We were now on the last leg, down through 6 fast automatic locks to Ouzouer where a fun fair was in progress booming out loud music. They finished early though so we had a peaceful nights sleep. It only took us just over an hour down two automatic locks then out onto the canal lateral de Loire and the Briare port du Commerce. I made a bit of a pigs ear of berthing on our winter mooring between two other boats and finally came in stern first. There is a camper van craze sweeping through France at present and at least half a dozen are lined up each night on the adjacent quay. I am told that they are to be seen right through the winter. They drive up on cold evenings and just sit there in the front seats and look out at the canal. Funny sort of activity to do for pleasure.
We cycled up to the station, discovered a train would leave in 20 minutes so left our bikes and caught it back up to Moret to collect our car. Back at Briare we retrieved our bikes and dropped in for a cup of tea with Keith and Jenny.
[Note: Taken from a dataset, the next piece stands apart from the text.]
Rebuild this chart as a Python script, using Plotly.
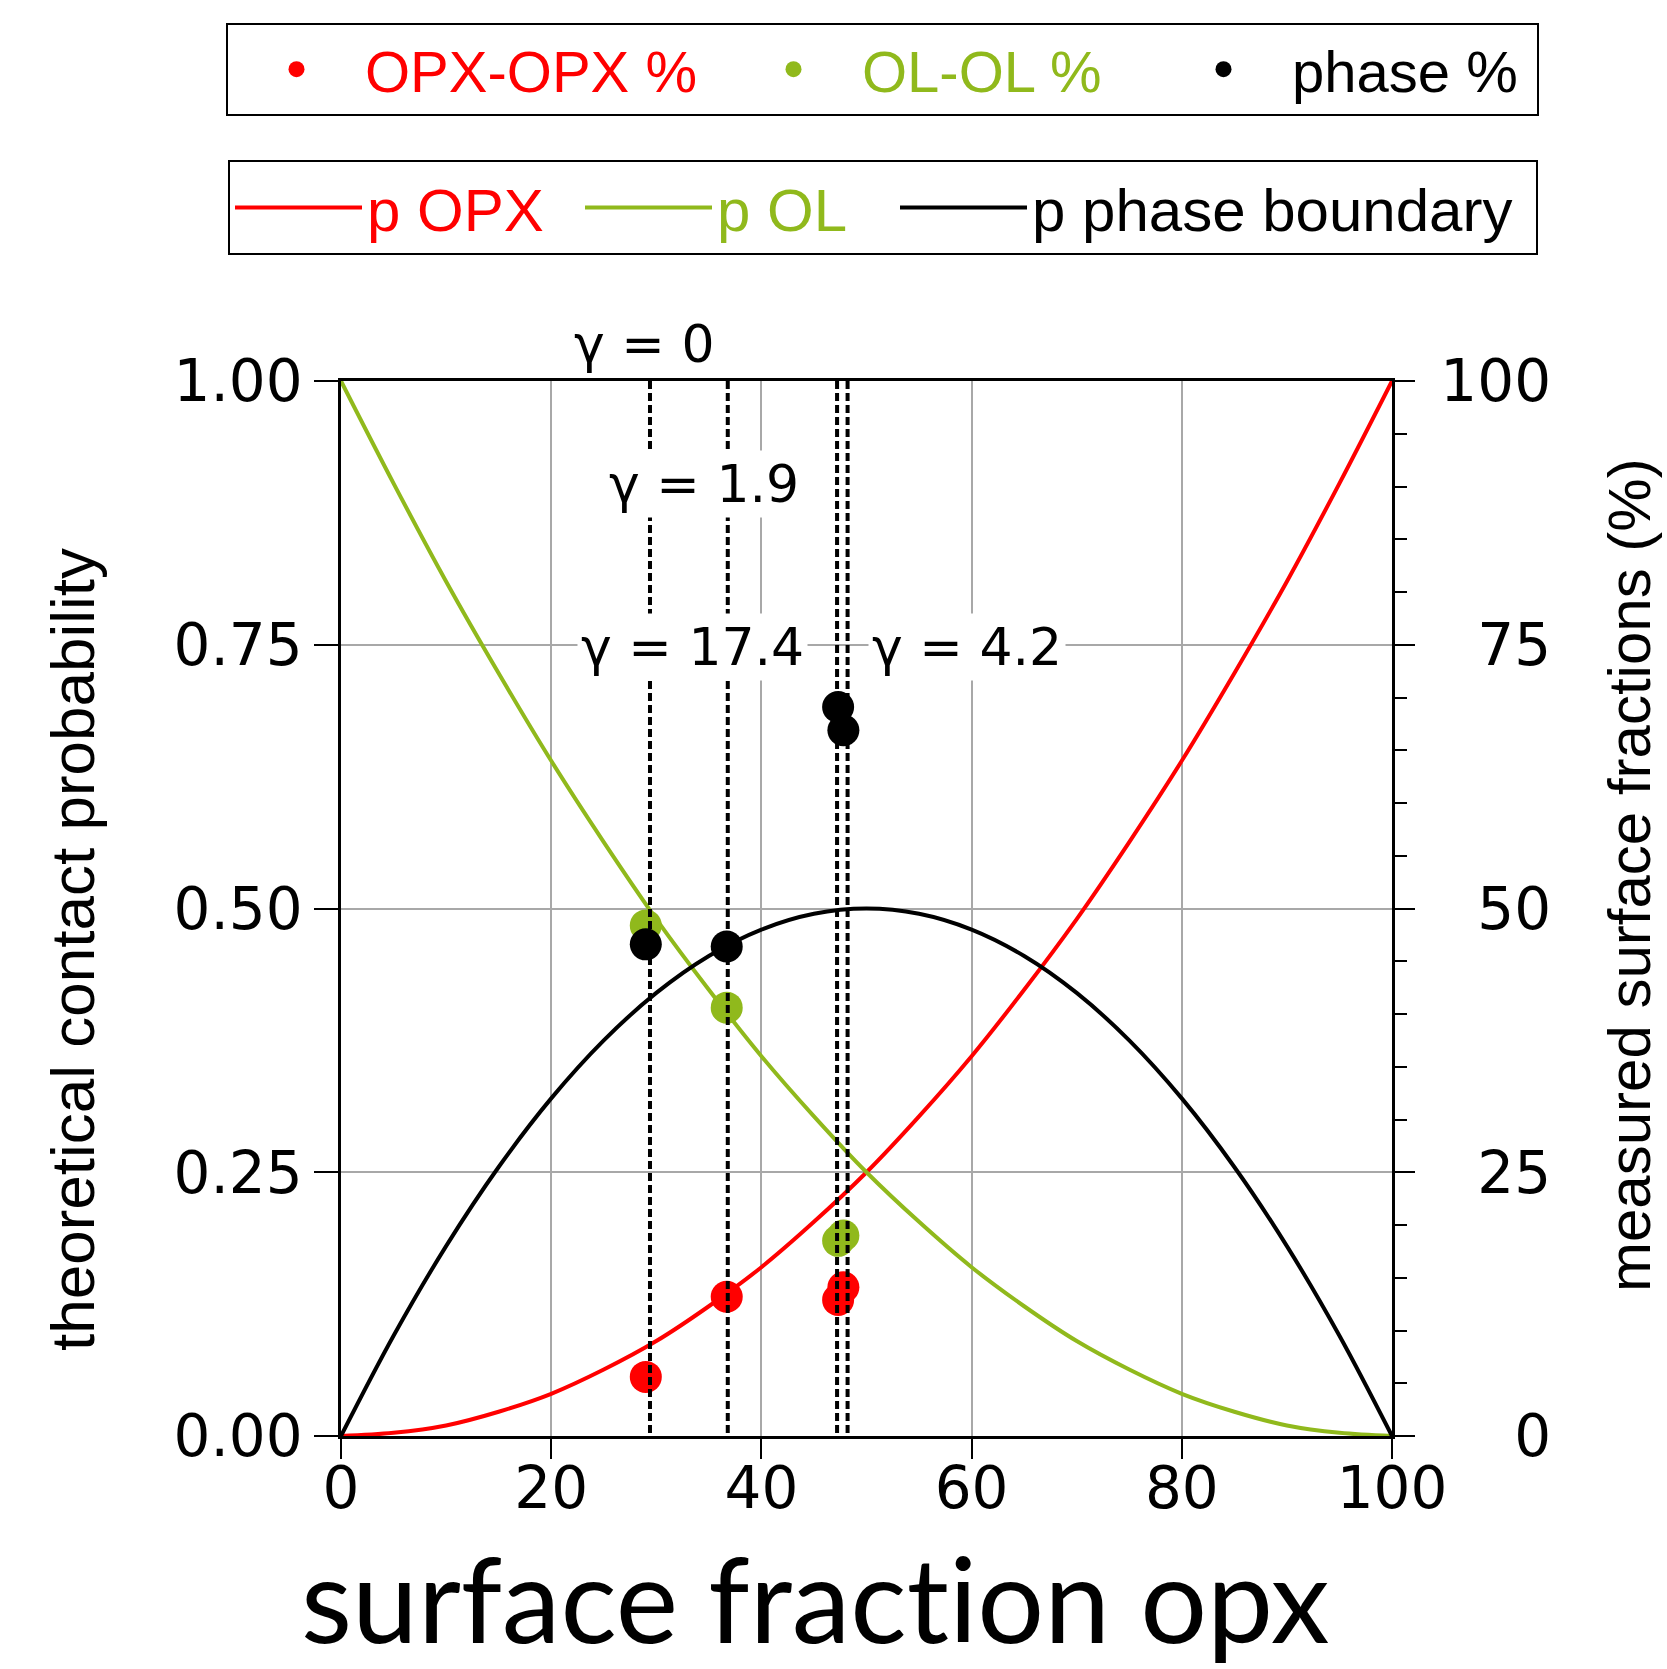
import plotly.graph_objects as go

# Theoretical contact probabilities against opx surface fraction (%)
frac = [0, 5, 10, 15, 20, 25, 30, 35, 40, 45, 50, 55, 60, 65, 70, 75, 80, 85, 90, 95, 100]
p_opx = [0.000, 0.003, 0.010, 0.023, 0.040, 0.063, 0.090, 0.123, 0.160, 0.203, 0.250,
         0.303, 0.360, 0.423, 0.490, 0.563, 0.640, 0.723, 0.810, 0.903, 1.000]
p_ol = [1.000, 0.903, 0.810, 0.723, 0.640, 0.563, 0.490, 0.423, 0.360, 0.303, 0.250,
        0.203, 0.160, 0.123, 0.090, 0.063, 0.040, 0.023, 0.010, 0.003, 0.000]
p_boundary = [0.000, 0.095, 0.180, 0.255, 0.320, 0.375, 0.420, 0.455, 0.480, 0.495, 0.500,
              0.495, 0.480, 0.455, 0.420, 0.375, 0.320, 0.255, 0.180, 0.095, 0.000]

# Measured samples (surface fraction opx, %)
sample_x = [29.0, 36.7, 47.3, 47.8]
opx_pct = [5.6, 13.2, 12.9, 14.1]
ol_pct = [48.4, 40.6, 18.5, 19.0]
phase_pct = [46.6, 46.4, 69.1, 66.9]

# Sample reference lines and their dihedral-angle labels
gamma_x = [29.4, 36.8, 47.2, 48.2]
gamma_labels = ["γ = 0", "γ = 1.9", "γ = 17.4", "γ = 4.2"]
gamma_label_x = [28.9, 34.5, 33.4, 59.6]
gamma_label_y = [1.035, 0.902, 0.748, 0.748]

# Axis ticks
x_ticks = [0, 20, 40, 60, 80, 100]
left_ticks = [0, 0.25, 0.5, 0.75, 1.0]
left_tick_text = ["0.00", "0.25", "0.50", "0.75", "1.00"]
right_ticks = [0, 25, 50, 75, 100]
right_tick_text = ["0", "25", "50", "75", "100"]

RED = "#ff0000"
GREEN = "#90b91c"
BLACK = "#000000"

W, H = 1667, 1669
L, R, T, B = 341, 1392, 381, 1436  # plot area in pixels


def px_x(p):
    return (p - L) / (R - L)


def px_y(p):
    return (B - p) / (B - T)


fig = go.Figure()

# theoretical curves (left axis)
for ys, col, name, lw in [(p_opx, RED, "p OPX", 208),
                          (p_ol, GREEN, "p OL", 173),
                          (p_boundary, BLACK, "p phase boundary", 499)]:
    fig.add_trace(go.Scatter(
        x=frac, y=ys, mode="lines", line=dict(color=col, width=4, shape="spline"),
        name=f'<span style="color:{col}">{name}</span>',
        legend="legend2", legendwidth=lw, yaxis="y"))

# measured fractions (right axis)
for ys, col, name, lw in [(opx_pct, RED, "OPX-OPX %", 355),
                          (ol_pct, GREEN, "OL-OL %", 288),
                          (phase_pct, BLACK, "phase %", 240)]:
    fig.add_trace(go.Scatter(
        x=sample_x, y=ys, mode="markers", marker=dict(color=col, size=32),
        name=f'<span style="color:{col}">{name}</span>',
        legend="legend", legendwidth=lw, yaxis="y2"))

# dashed sample lines
vx, vy = [], []
for gx in gamma_x:
    vx += [gx, gx, None]
    vy += [100, 0, None]
fig.add_trace(go.Scatter(x=vx, y=vy, mode="lines", yaxis="y2", showlegend=False,
                         line=dict(color=BLACK, width=4, dash="8px,4px")))

tick_font = dict(family="DejaVu Sans", size=58, color="black")

annotations = []
for gx, gy, gt in zip(gamma_label_x, gamma_label_y, gamma_labels):
    annotations.append(dict(x=gx, y=gy, xref="x", yref="paper", text=gt, showarrow=False,
                            xanchor="center", yanchor="middle",
                            font=dict(family="DejaVu Sans", size=52, color="black"),
                            bgcolor="white", borderpad=3))

# the "t" sits in its own run so the font does not fuse it with the following "i"
x_title = 'surface frac<span style="font-size:117.9px">t</span>ion opx'

annotations += [
    dict(x=px_x(72), y=px_y(950), xref="paper", yref="paper",
         xanchor="center", yanchor="middle",
         text="theoretical contact probability", textangle=-90, showarrow=False,
         font=dict(family="Liberation Sans", size=62, color="black")),
    dict(x=px_x(1629), y=px_y(875), xref="paper", yref="paper",
         xanchor="center", yanchor="middle",
         text="measured surface fractions (%)", textangle=-90, showarrow=False,
         font=dict(family="Liberation Sans", size=60, color="black")),
    dict(x=px_x(815), y=px_y(1597), xref="paper", yref="paper",
         xanchor="center", yanchor="middle",
         text=x_title, showarrow=False,
         font=dict(family="Lato", size=118, color="black")),
]

legend_common = dict(orientation="h", xanchor="left", yanchor="top",
                     bordercolor="black", borderwidth=2, bgcolor="white",
                     itemwidth=127, entrywidthmode="pixels")

fig.update_layout(
    width=W, height=H,
    margin=dict(l=L, r=W - R, t=T, b=H - B, autoexpand=False),
    paper_bgcolor="white", plot_bgcolor="white",
    showlegend=True,
    legend=dict(x=px_x(226), y=px_y(23),
                font=dict(family="Liberation Sans", size=58, color="black"),
                **legend_common),
    legend2=dict(x=px_x(228), y=px_y(160),
                 font=dict(family="Liberation Sans", size=60, color="black"),
                 **legend_common),
    xaxis=dict(range=[0, 100], tickvals=x_ticks, ticks="outside", ticklen=20,
               tickwidth=2, tickcolor="black", showline=True, linecolor="black",
               linewidth=2.5, mirror=True, showgrid=True, gridcolor="#a8a8a8",
               gridwidth=2, zeroline=False, tickfont=tick_font, ticklabelstandoff=-20),
    yaxis=dict(range=[0, 1], tickvals=left_ticks, ticktext=left_tick_text,
               ticks="outside", ticklen=24, tickwidth=2, tickcolor="black",
               showline=True, linecolor="black", linewidth=2.5, mirror=True,
               showgrid=True, gridcolor="#a8a8a8", gridwidth=2, zeroline=False,
               tickfont=tick_font, ticklabelstandoff=0),
    yaxis2=dict(range=[0, 100], overlaying="y", side="right", tickvals=right_ticks,
                ticktext=["\u2007" * (3 - len(t)) + t for t in right_tick_text],
                ticks="outside", ticklen=20, tickwidth=2, tickcolor="black",
                showline=True, linecolor="black", linewidth=2.5, showgrid=False,
                zeroline=False, tickfont=tick_font, ticklabelstandoff=14,
                minor=dict(dtick=5, ticks="outside", ticklen=12, tickwidth=2,
                           tickcolor="black", showgrid=False)),
    annotations=annotations,
)

fig.write_html("out.html")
Wintering here will be a little more sociable than previously in Kerkhoven. Briare is a town of some 6,000 souls which is very well provided for. It has a Lidl, an Ed, an Intermarché, a Champion and a Spar. The local newsagent even has English papers. The Friday market has interesting vegetable, fruit, butchery, charcuterie and cheese stalls. Irish boaters, Mike and Rosaleen on "Aquarelle" introduced themselves and are on their third winter here. They have joined the local walking club and say the natives are friendly. Certainly Emanuelle at the tourist office was very welcoming where we signed up for French lessons provided twice a week by the Marie, free of charge and booked tickets for a flamenco concert at the local auditorium. Watch this space.